Développement

[1] La notion d'authenticité est polysémique; il est en effet possible de lui voir attribuer trois sens distincts. En premier lieu, rapidement, il y a ce que l'on dénomme l'acte authentique tel que définit à l'article 2813 CCQ, à savoir, celui qui a été «reçu ou attesté par un officier public compétent selon les lois du Québec ou du Canada» [Acte authentique]. En deuxième lieu, l'authenticité peut aussi être envisagée comme une preuve distincte qui est apportée à l'appui de certains documents et notamment les éléments matériels [Article 2855] et certains témoignages [Article 2874]. Enfin, en troisième lieu, il importe de rappeler que ce critère demeure celui qui prévaut pour l'admissibilité  en preuve d'un document.

[2] En effet, en droit de la preuve en général, et sauf exception, il est généralement reconnu que la preuve d’un écrit doit être faite par celui qui l’invoque (actor incumbit probatio). Également, cette preuve s’attache tant à la qualité du document [Intégrité] qu’à l’auteur dont il émane (authenticité à strictement parler).

«Dans le cas d’un document papier qui constate un écrit sous seing privé, pour que ce document puisse faire preuve de son contenu, il faut au préalable que son authenticité soit établie. Cette preuve, qui est à la charge de celui qui l’invoque en vertu de l’article 2828 C.c.Q., implique la démonstration des deux faits suivants: que l’écrit émane bien des personnes qui paraissent l’avoir signé et que le document n’a pas été altéré depuis qu’il a été rédigé» [DUCHARME, 2005, #477]

Il est donc généralement admis que ces deux conditions cumulatives sont requises; deux conditions que l’on reconnaît sous l’appellation d’authenticité [GAUTRAIS, 2002] [FABIEN, 2004] [MARSEILLE+LESCOP, 2008] [DE RICO+JAAR, 2008] [ROYER+LAVALLÉE, 2008] [BELANGER, 2010].

[3] Sans que l’on puisse les citer tous, on peut par exemple reprendre les propos du professeur Fabien qui répète à plusieurs reprises que la «notion classique d’authenticité comporte deux volets» [FABIEN, 2004]. Également, on peut citer Claude Marseille et Raphaël Lescop qui prétendent :

« En principe, comme pour tout autre écrit privé, celui qui invoque un acte sous seing privé doit prouver son authenticité, c’est à dire qu’il doit établir l’authenticité des signatures et le fait que l’acte n’a pas été altéré depuis sa confection initiale. » [MARSEILLE+LESCOP, 2008]

[4] Or, et c’est là où la confusion règne, à plusieurs reprises, la notion d’authenticité se mêle à la notion d’intégrité. À titre d’exemple, on peut prendre l’illustration de l’arrêt [Cadieux c.

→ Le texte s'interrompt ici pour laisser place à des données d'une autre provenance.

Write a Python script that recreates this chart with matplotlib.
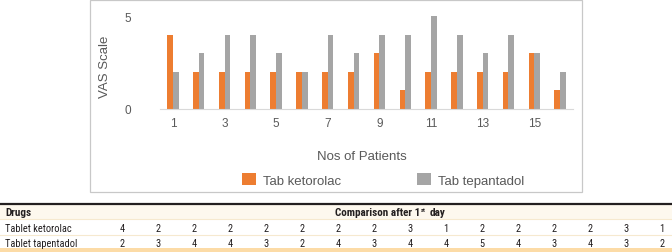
import numpy as np
import matplotlib
matplotlib.use("Agg")
import matplotlib.pyplot as plt
from matplotlib.patches import Rectangle

# data
patients = list(range(1, 17))
ketorolac = [4, 2, 2, 2, 2, 2, 2, 2, 3, 1, 2, 2, 2, 2, 3, 1]
tapentadol = [2, 3, 4, 4, 3, 2, 4, 3, 4, 4, 5, 4, 3, 4, 3, 2]
xtick_vals = [1, 3, 5, 7, 9, 11, 13, 15]
ytick_vals = [0, 5]
series_names = ["Tab ketorolac", "Tab tepantadol"]
row_names = ["Tablet ketorolac", "Tablet tapentadol"]
header = ["Drugs", "Comparison after 1", "st", "day"]

orange, grey, txt = "#ED7D31", "#A5A5A5", "#595959"
plt.rcParams["font.family"] = ["Liberation Sans", "DejaVu Sans"]
narrow = ["Roboto Condensed", "DejaVu Sans"]

W, H = 672, 253
fig = plt.figure(figsize=(W / 100, H / 100), dpi=100)

def fx(px):
    return px / W

def fy(py):
    return 1 - py / H

# chart frame
fig.add_artist(Rectangle((fx(90), fy(193)), fx(582) - fx(90), fy(1) - fy(193),
                         transform=fig.transFigure, fill=False, ec="#c8c8c8", lw=0.9))

ax = fig.add_axes([fx(160), fy(110), fx(573) - fx(160), fy(8) - fy(110)])
x = np.array(patients)
w = 0.22
ax.bar(x - w / 2, ketorolac, w, color=orange, label=series_names[0])
ax.bar(x + w / 2, tapentadol, w, color=grey, label=series_names[1])
ax.set_xlim(0.5, 16.5)
ax.set_ylim(0, 5.5)
ax.set_xticks(xtick_vals)
ax.set_xticklabels([str(v) for v in xtick_vals])
ax.set_yticks(ytick_vals)
ax.tick_params(length=0, labelsize=8.5, colors=txt)
ax.tick_params(axis="y", pad=21)
ax.tick_params(axis="x", pad=6)
for s in ["top", "right", "left"]:
    ax.spines[s].set_visible(False)
ax.spines["bottom"].set_color("#d9d9d9")
ax.patch.set_alpha(0)

fig.text(fx(105), fy(67), "VAS Scale", rotation=90, ha="center", va="center",
         fontsize=9.5, color=txt)
fig.text(fx(362), fy(157), "Nos of Patients", ha="center", va="center",
         fontsize=9.5, color=txt)
fig.legend(loc="center", bbox_to_anchor=(fx(383), fy(181)), ncol=2, frameon=False,
           fontsize=9.5, handlelength=1.05, handleheight=1.05, handletextpad=0.5,
           columnspacing=5.8, labelcolor=txt)

# table
fig.add_artist(plt.Line2D([0, 1], [fy(205), fy(205)], transform=fig.transFigure,
                          color="#231f20", lw=1.6))
fig.add_artist(Rectangle((0, fy(220)), 1, fy(206) - fy(220), transform=fig.transFigure,
                         color="#fdf8ee", lw=0))
for yl in [220, 236]:
    fig.add_artist(plt.Line2D([0, 1], [fy(yl), fy(yl)], transform=fig.transFigure,
                              color="#f6e9cf", lw=0.8))
fig.add_artist(Rectangle((0, 0), 1, fy(249), transform=fig.transFigure,
                         color="#fcdba6", lw=0))

tc = "#231f20"
fs = 7.5
hs = 8
fig.text(fx(5), fy(213), header[0], ha="left", va="center", fontsize=hs,
         fontweight="bold", family=narrow, color=tc)
t1 = fig.text(fx(335), fy(213), header[1], ha="left", va="center", fontsize=hs,
              fontweight="bold", family=narrow, color=tc)
st = plt.annotate(header[2], xy=(1, 0.78), xycoords=t1, xytext=(0.5, 0),
                  textcoords="offset points", ha="left", va="center",
                  fontsize=4.5, fontweight="bold", family=narrow, color=tc,
                  annotation_clip=False)
fig.add_artist(st)
day = plt.annotate(header[3], xy=(1, 0), xycoords=(st, t1), xytext=(3, 0),
                   textcoords="offset points", ha="left", va="bottom",
                   fontsize=hs, fontweight="bold", family=narrow, color=tc,
                   annotation_clip=False)
fig.add_artist(day)

col_x = [122 + 36 * i for i in range(16)]
for ri, (name, vals) in enumerate(zip(row_names, [ketorolac, tapentadol])):
    yy = fy(229 + 15 * ri)
    fig.text(fx(5), yy, name, ha="left", va="center", fontsize=fs, family=narrow, color=tc)
    for cx, v in zip(col_x, vals):
        fig.text(fx(cx), yy, str(v), ha="center", va="center", fontsize=fs,
                 family=narrow, color=tc)

fig.savefig("out.png", dpi=100)
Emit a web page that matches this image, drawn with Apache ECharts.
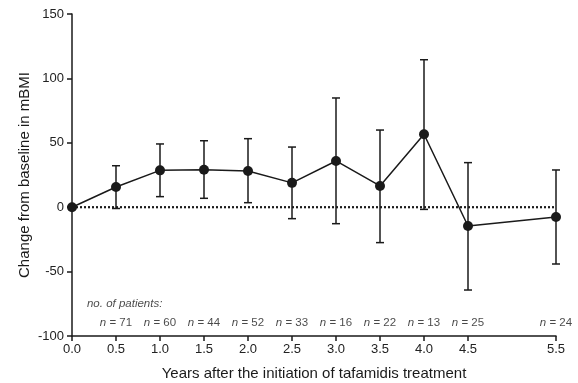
<!DOCTYPE html>
<html>
<head>
<meta charset="utf-8">
<script src="https://cdn.jsdelivr.net/npm/echarts@6/dist/echarts.min.js"></script>
<style>
  html, body { margin: 0; padding: 0; background: #fff; }
  #chart { width: 578px; height: 383px; }
</style>
</head>
<body>
<div id="chart"></div>
<script>
// years after start, mean change in mBMI, error bar ends, patients per visit
var years = [0, 0.5, 1.0, 1.5, 2.0, 2.5, 3.0, 3.5, 4.0, 4.5, 5.5];
var meanChange = [0, 15.7, 28.6, 29.1, 28.1, 18.9, 35.9, 16.5, 56.6, -14.6, -7.6];
var upperBar = [null, 32.2, 49.1, 51.6, 53.2, 46.7, 84.8, 59.9, 114.5, 34.6, 28.9];
var lowerBar = [null, -1, 8.2, 6.9, 3.5, -8.9, -12.8, -27.5, -1.7, -64.3, -44.1];
var nYears = [0.5, 1.0, 1.5, 2.0, 2.5, 3.0, 3.5, 4.0, 4.5, 5.5];
var nPatients = [71, 60, 44, 52, 33, 16, 22, 13, 25, 24];
var xTicks = [0, 0.5, 1.0, 1.5, 2.0, 2.5, 3.0, 3.5, 4.0, 4.5, 5.5];

var chart = echarts.init(document.getElementById('chart'));
var font = 'Liberation Sans, Arial, sans-serif';
var ink = '#1a1a1a';

var pointData = [];
var barData = [];
for (var i = 0; i < years.length; i++) {
    pointData.push([years[i], meanChange[i]]);
    if (upperBar[i] != null) {
        barData.push([years[i], lowerBar[i], upperBar[i]]);
    }
}
var nData = [];
for (var j = 0; j < nYears.length; j++) {
    nData.push([nYears[j], -89.5, nPatients[j]]);
}

function renderErrorBar(params, api) {
    var x = api.value(0);
    var lo = api.coord([x, api.value(1)]);
    var hi = api.coord([x, api.value(2)]);
    var hw = 4;
    var style = { stroke: ink, lineWidth: 1.5 };
    return {
        type: 'group',
        children: [
            { type: 'line', shape: { x1: hi[0], y1: hi[1], x2: lo[0], y2: lo[1] }, style: style },
            { type: 'line', shape: { x1: hi[0] - hw, y1: hi[1], x2: hi[0] + hw, y2: hi[1] }, style: style },
            { type: 'line', shape: { x1: lo[0] - hw, y1: lo[1], x2: lo[0] + hw, y2: lo[1] }, style: style }
        ]
    };
}

var option = {
    animation: false,
    backgroundColor: '#fff',
    grid: { left: 72, right: 22, top: 14, bottom: 47, containLabel: false, outerBoundsMode: 'none' },
    xAxis: {
        type: 'value',
        min: 0,
        max: 5.5,
        interval: 0.5,
        name: 'Years after the initiation of tafamidis treatment',
        nameLocation: 'middle',
        nameGap: 30,
        nameTextStyle: { fontFamily: font, fontSize: 15, color: ink },
        axisLine: { onZero: false, lineStyle: { color: ink, width: 1.5 } },
        axisTick: { customValues: xTicks, length: 5, lineStyle: { color: ink, width: 1.5 } },
        axisLabel: {
            customValues: xTicks,
            fontFamily: font, fontSize: 13, color: '#222', margin: 7,
            formatter: function (v) { return v.toFixed(1); }
        },
        splitLine: { show: false }
    },
    yAxis: {
        type: 'value',
        min: -100,
        max: 150,
        interval: 50,
        name: 'Change from baseline in mBMI',
        nameLocation: 'middle',
        nameGap: 40,
        nameMoveOverlap: false,
        nameTextStyle: { fontFamily: font, fontSize: 15, color: ink },
        axisLine: { show: true, onZero: false, lineStyle: { color: ink, width: 1.5 } },
        axisTick: { show: true, length: 5, lineStyle: { color: ink, width: 1.5 } },
        axisLabel: { fontFamily: font, fontSize: 13, color: '#222', margin: 8 },
        splitLine: { show: false }
    },
    series: [
        {
            type: 'line',
            data: [[0, 0], [5.5, 0]],
            symbol: 'none',
            silent: true,
            lineStyle: { color: ink, width: 2.2, type: [2, 2] },
            z: 1
        },
        {
            type: 'custom',
            renderItem: renderErrorBar,
            data: barData,
            z: 2
        },
        {
            type: 'line',
            data: pointData,
            symbol: 'circle',
            symbolSize: 10,
            itemStyle: { color: ink },
            lineStyle: { color: ink, width: 1.5 },
            z: 3
        },
        {
            type: 'scatter',
            data: nData,
            symbolSize: 0,
            silent: true,
            label: {
                show: true,
                position: 'inside',
                fontFamily: font,
                fontSize: 11.5,
                color: ink,
                formatter: function (p) { return '{i|n} = ' + p.value[2]; },
                rich: { i: { fontStyle: 'italic', fontFamily: font, fontSize: 11.5, color: ink } }
            }
        },
        {
            type: 'scatter',
            data: [[0.17, -75.2]],
            symbolSize: 0,
            silent: true,
            label: {
                show: true,
                position: 'right',
                distance: 0,
                fontFamily: font,
                fontSize: 11.5,
                fontStyle: 'italic',
                color: ink,
                formatter: 'no. of patients:'
            }
        }
    ]
};
chart.setOption(option);
</script>
</body>
</html>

Service de gaz naturel Laval inc., 1991] de la Cour d’appel du Québec qui, relativement à la recevabilité en preuve d’un enregistrement sonore identifie trois critères d’analyse:

« Aussi, la production d'un enregistrement mécanique impose à celui qui la recherche, la preuve d'abord de l'identité des locuteurs, ensuite que le document est parfaitement authentique, intégral, inaltéré et fiable et enfin que les propos sont suffisamment audibles et intelligibles. »

Dans cette affaire basée sur le C.c.B.-C., à une époque donc où la notion d’élément matériel n'avait  pas encore été formellement reconnue par le CCQ, le deuxième critère évoque les qualités «authentique, intégral, inaltéré et fiable» d’un enregistrement, et ce, d’une façon qui pourrait très bien être assimilée à ce qui est intègre. Ici donc l’authenticité réfère à l’intégrité.

[5] L’authenticité implique donc à la fois 1) un lien avec son auteur et 2) l’intégrité du document. Dans l’acte sous seing privé [Article 2826 CCQ], le lien avec l’auteur est fait avec une signature [Article 2827]; pour les autres écrits [Article 2831 CCQ et suiv.], il est prouvé par tout autre moyen [Article 2836 CCQ].

[6] Notons aussi qu'il nous semble que ce critère d'authenticité n'est pas uniquement limité aux actes authentiques et aux sous seing privé. Dans ces deux cas, il y a certes un lien explicite avec l'auteur dudit document. Mais ce lien vaut également avec les autres écrits, et ce, même si certains d'entre eux sont par définition non signés [Article 2831]. D'ailleurs, l'article 2835 CCQ met de l'avant explicitement ce lien nécessaire avec l'auteur [Autre écrit].

«Celui qui invoque un écrit non signé doit prouver que cet écrit émane de celui qu'il prétend en être l'auteur.»


Dernière modification : le 30 mai 2017 à 17 h 07 min.